Heute konfrontiert man die Leute in Medien und Werbung gerne mit Hässlichen, vor allem mit Dicken, Fetten, und man könnte meinen, dass man die Kundschaft damit zu umschmeicheln versucht, dass man ihnen nicht mehr vor Augen führt, wie gut man aussehen könnte, sondern wieviel besser sie aussehen als die Dicke auf dem Titelfoto. Damit sich jede schlank und schöner fühlen kann.

Aber, ach.

Über dem Nachruf von Joop steht der Aufmacher, und in den Social Media heißt es, der käme nicht von Joop, sondern sei vom SPIEGEL drübergeklatscht worden,

Ihr Tod ist auch ein Zeichen, dass die Sucht nach Schönheit und Freiheit vorbei ist.

Was für ein Schwachsinn.

Und auch nicht das, was in Joops Text steht. Da hat anscheinend irgendeine so verbiesterte wie blöde Feministin der nicht so schönen Sorte ihren Mist drüberkacken müssen, und sich wohl sehr gefreut, dass die jetzt tot ist.

Man könnte vielleicht sagen, dass der Umstand, dass die Zeit der Supermodels vorbei ist, zeigt, dass die Sucht nach Schönheit durch die Sucht nach Hässlichkeit ersetzt wurde.
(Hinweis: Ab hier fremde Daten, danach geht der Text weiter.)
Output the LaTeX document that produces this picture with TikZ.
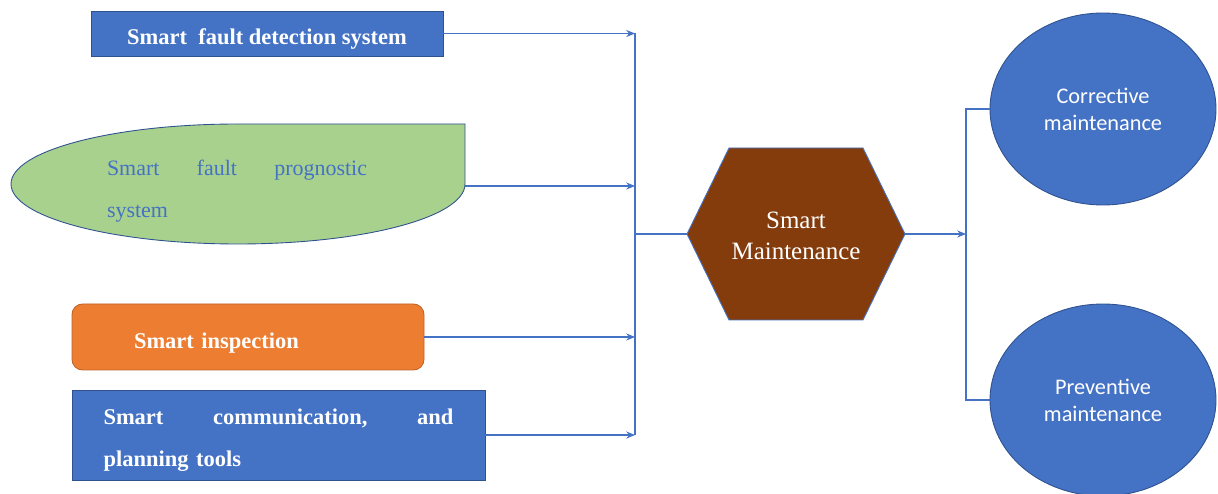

Aber was der Tod Patitz’ als Zeichen sein soll, das ist ja nun wirklich nicht erkennbar, und was das mit Freiheit zu tun hat, schon gar nicht.

Und es zeigt eben, dass diese Leute sich nicht mal bei einem Nachruf zusammenreißen können.

Bleibt zu hoffen, dass Joop daraus was lernt und künftig die Finger von der Mistschleuder SPIEGEL lässt.